In the listing that follows, retype every line from the first through the one containing "plt.rcParams['lines.dashdot_pattern'] = [3, 5, 1, 5]". Pictures are to be left out.

-=-=-

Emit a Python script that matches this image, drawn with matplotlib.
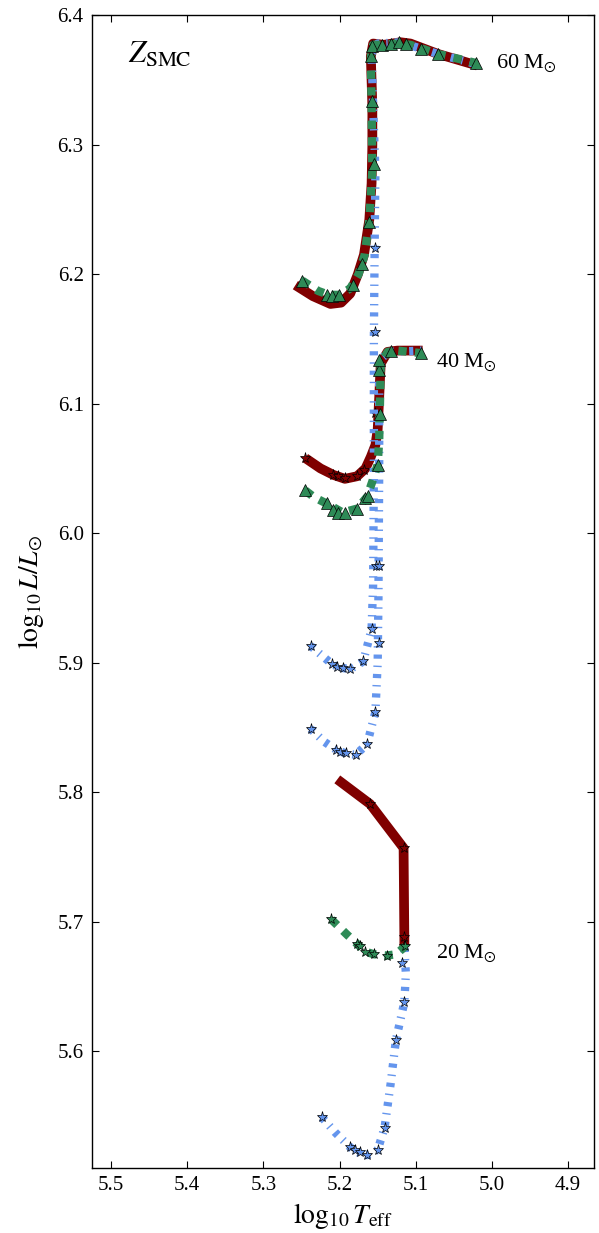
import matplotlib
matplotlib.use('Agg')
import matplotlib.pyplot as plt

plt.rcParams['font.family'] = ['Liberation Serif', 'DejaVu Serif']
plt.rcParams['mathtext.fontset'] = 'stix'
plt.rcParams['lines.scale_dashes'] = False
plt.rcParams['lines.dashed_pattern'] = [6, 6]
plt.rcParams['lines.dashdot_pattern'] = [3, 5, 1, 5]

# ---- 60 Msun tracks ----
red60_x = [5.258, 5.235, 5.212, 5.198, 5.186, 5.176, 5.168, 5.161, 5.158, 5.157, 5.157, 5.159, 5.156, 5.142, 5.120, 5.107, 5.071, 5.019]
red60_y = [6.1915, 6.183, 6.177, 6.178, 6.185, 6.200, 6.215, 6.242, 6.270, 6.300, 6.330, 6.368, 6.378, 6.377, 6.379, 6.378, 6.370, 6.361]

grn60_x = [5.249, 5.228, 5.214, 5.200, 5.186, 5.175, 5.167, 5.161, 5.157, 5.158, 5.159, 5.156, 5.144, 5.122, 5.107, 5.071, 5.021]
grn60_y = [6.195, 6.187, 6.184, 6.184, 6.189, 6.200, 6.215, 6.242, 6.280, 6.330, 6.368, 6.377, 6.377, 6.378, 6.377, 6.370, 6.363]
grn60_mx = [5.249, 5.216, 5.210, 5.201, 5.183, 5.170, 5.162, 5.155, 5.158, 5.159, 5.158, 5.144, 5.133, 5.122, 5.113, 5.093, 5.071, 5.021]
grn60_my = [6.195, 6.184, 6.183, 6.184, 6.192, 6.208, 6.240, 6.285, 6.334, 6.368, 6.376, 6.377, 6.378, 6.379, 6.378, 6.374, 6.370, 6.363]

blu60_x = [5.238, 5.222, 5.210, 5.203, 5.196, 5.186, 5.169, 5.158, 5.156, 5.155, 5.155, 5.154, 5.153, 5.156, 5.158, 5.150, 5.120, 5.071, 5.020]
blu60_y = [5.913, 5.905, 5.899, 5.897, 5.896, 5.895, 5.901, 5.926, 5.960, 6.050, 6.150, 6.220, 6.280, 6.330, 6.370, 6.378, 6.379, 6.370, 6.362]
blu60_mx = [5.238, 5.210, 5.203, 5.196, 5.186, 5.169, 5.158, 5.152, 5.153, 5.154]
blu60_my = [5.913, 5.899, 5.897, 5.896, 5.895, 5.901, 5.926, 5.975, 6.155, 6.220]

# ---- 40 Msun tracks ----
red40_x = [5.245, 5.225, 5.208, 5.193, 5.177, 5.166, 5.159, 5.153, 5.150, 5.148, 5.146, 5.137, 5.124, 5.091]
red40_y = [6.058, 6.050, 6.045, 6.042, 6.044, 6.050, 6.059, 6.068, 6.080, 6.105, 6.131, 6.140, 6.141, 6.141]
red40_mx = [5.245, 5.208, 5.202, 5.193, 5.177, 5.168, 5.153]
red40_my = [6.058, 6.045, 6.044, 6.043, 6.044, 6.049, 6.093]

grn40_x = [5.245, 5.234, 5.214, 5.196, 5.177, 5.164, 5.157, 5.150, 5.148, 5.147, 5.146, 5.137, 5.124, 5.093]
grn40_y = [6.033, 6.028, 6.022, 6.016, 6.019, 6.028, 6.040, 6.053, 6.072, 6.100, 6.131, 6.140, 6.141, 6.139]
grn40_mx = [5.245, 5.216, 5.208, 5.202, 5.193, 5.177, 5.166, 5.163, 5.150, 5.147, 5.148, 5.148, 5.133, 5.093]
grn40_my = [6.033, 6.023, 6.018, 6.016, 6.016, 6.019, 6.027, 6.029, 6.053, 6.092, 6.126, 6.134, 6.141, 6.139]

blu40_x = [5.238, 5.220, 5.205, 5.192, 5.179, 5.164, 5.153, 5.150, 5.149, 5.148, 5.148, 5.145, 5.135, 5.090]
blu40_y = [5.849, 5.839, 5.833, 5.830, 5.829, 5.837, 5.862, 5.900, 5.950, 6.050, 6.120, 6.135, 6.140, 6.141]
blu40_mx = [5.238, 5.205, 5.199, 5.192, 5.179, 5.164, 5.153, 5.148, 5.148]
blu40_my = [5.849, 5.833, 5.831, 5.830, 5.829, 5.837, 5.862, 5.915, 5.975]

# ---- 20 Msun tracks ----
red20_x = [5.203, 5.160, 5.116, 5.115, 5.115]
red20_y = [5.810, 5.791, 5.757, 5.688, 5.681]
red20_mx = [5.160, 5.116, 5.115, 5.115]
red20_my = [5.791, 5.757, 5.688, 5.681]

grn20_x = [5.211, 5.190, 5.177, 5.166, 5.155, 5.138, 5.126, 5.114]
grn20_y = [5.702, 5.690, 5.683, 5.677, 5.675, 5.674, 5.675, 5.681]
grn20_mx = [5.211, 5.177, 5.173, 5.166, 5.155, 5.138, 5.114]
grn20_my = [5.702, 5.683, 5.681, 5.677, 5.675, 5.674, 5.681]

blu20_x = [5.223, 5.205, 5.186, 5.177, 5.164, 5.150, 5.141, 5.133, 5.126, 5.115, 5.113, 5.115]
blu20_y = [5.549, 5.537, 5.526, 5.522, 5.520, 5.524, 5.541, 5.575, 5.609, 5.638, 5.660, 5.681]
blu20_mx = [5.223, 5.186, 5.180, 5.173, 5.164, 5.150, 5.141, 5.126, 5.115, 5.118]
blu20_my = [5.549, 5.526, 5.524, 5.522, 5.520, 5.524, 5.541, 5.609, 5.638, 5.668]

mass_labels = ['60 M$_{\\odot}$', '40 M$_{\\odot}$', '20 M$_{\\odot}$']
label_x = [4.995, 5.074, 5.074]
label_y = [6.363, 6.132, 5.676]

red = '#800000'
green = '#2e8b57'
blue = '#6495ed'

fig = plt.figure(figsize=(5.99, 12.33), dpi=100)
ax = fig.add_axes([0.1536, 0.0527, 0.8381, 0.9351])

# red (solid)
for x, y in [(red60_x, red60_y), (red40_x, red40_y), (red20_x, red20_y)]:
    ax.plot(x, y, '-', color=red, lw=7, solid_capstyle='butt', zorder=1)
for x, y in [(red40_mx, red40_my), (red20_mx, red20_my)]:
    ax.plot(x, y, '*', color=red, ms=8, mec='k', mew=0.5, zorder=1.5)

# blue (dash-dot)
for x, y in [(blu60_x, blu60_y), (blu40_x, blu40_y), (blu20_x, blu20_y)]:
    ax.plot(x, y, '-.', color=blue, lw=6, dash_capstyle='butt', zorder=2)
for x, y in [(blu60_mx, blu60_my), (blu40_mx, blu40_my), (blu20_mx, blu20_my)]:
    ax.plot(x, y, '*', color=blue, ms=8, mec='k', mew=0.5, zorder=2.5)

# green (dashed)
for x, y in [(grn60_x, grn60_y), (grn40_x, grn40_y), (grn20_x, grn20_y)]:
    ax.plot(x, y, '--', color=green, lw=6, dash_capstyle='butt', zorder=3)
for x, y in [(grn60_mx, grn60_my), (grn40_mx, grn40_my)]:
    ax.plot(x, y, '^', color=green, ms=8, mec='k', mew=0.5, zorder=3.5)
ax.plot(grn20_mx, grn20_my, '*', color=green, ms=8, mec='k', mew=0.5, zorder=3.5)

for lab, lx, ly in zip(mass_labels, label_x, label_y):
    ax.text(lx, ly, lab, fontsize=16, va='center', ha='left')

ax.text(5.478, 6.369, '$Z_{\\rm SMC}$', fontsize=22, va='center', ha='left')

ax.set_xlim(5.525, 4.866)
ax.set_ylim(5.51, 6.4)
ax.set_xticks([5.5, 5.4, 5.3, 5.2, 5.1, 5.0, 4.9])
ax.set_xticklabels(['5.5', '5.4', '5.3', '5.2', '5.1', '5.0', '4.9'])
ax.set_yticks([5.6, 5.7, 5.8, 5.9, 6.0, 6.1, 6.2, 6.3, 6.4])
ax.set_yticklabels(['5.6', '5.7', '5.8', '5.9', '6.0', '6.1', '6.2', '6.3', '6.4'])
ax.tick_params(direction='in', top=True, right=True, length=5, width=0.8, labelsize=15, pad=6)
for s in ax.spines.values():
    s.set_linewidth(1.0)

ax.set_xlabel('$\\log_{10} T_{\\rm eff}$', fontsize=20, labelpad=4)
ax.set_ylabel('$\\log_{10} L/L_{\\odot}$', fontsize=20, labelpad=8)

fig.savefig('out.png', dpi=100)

-=-=-

SOLUTION FOR THIS PROBLEM ::
Emit a Python script that matches this image, drawn with matplotlib.
import matplotlib
matplotlib.use('Agg')
import matplotlib.pyplot as plt

plt.rcParams['font.family'] = ['Liberation Serif', 'DejaVu Serif']
plt.rcParams['mathtext.fontset'] = 'stix'
plt.rcParams['lines.scale_dashes'] = False
plt.rcParams['lines.dashed_pattern'] = [6, 6]
plt.rcParams['lines.dashdot_pattern'] = [3, 5, 1, 5]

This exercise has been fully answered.